Prices may be firm, rather than flat
sThis suggests that the softening of sugar prices, expected due to the sharp recovery in sugar output in the coming season, is unlikely to materialise for now. Instead, domestic sugar prices could remain firm in the Rs 17-18 a kg range, which would amount to a 10 per cent increase over the previous year's levels. Given that most sugar producers will register substantial volume growth this fiscal due to higher crushing volumes, even marginally higher prices may deliver a significant boost to earnings. A clear picture of the change in sugarcane acreage in Maharashtra on account of the recent floods is as yet unavailable. The State is expected to account for the major portion of the increased output this year. If there is a reduction in the crop, this could further tighten supplies and bolster sugar prices.
Investment outlook
After the recent appreciation in prices, frontline sugar stocks such as Balrampur Chini Mills, EID Parry, Bajaj Hindusthan and Bannari Amman Sugars trade at price-earnings multiples of about 14-15 times their trailing 12-month earnings. Strong prospects for earnings growth over this fiscal may leave room for a further 10-15 per cent appreciation in these stocks.
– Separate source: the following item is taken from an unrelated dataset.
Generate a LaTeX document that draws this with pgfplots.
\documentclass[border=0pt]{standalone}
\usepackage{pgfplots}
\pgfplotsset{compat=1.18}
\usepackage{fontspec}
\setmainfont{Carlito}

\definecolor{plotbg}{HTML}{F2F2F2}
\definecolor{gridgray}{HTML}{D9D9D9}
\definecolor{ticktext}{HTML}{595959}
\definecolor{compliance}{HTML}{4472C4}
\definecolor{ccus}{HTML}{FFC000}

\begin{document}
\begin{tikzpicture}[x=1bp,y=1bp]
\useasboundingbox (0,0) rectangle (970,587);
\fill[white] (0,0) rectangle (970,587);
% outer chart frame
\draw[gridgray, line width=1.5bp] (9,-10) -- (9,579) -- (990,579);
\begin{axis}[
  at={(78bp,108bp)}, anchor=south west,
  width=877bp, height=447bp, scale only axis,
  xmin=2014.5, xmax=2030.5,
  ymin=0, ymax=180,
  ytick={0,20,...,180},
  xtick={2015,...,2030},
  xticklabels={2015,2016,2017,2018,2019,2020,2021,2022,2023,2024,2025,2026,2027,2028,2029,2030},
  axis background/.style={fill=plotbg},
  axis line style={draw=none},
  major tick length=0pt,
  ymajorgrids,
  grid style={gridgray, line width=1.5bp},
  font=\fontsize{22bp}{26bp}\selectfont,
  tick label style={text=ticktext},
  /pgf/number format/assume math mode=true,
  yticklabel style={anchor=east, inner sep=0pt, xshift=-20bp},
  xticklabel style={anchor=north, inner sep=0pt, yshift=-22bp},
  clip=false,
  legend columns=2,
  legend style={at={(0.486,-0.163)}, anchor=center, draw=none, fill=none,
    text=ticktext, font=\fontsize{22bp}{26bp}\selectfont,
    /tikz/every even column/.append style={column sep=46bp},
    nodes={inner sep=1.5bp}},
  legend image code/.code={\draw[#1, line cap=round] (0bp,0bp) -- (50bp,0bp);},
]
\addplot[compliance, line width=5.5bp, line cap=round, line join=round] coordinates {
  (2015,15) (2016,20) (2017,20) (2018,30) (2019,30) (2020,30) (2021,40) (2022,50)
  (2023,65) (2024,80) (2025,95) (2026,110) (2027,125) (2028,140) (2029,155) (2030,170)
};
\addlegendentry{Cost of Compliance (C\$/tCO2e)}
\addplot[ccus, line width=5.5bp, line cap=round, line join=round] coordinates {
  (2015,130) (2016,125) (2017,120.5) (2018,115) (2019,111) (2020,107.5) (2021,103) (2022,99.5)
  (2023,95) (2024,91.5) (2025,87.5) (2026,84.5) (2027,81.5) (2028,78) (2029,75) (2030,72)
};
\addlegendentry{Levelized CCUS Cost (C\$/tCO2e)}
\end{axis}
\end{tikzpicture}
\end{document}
However, this is a risky time to enter frontline stocks, as their valuation levels are stiff compared to other commodity businesses. That these valuations are reckoned on earnings at the peak of the sugar cycle also pegs up the risk. Among the mid-sized companies, investors can consider taking exposure to the KCP Sugars stock. With its price-earnings multiple at about seven times its trailing earnings, it appears attractively valued vis-à-vis its peers. Investors in sugar stocks need to take an active approach to profit booking at this juncture. With the sugar cycle already at its peak, earnings prospects for the companies could be significantly altered by relatively small changes in crop prospects or sugar prices. There is also a strong possibility of a cyclical reversal in sugar prices a year down the line, as good rains in the current year could substantially improve the sugarcane prospects for the 2006-07 season. Apart from this, the size of the sugarcane crop in Maharashtra this year and the actual quantum of exports shipped out during this season, would be important factors to watch for those holding sugar stocks.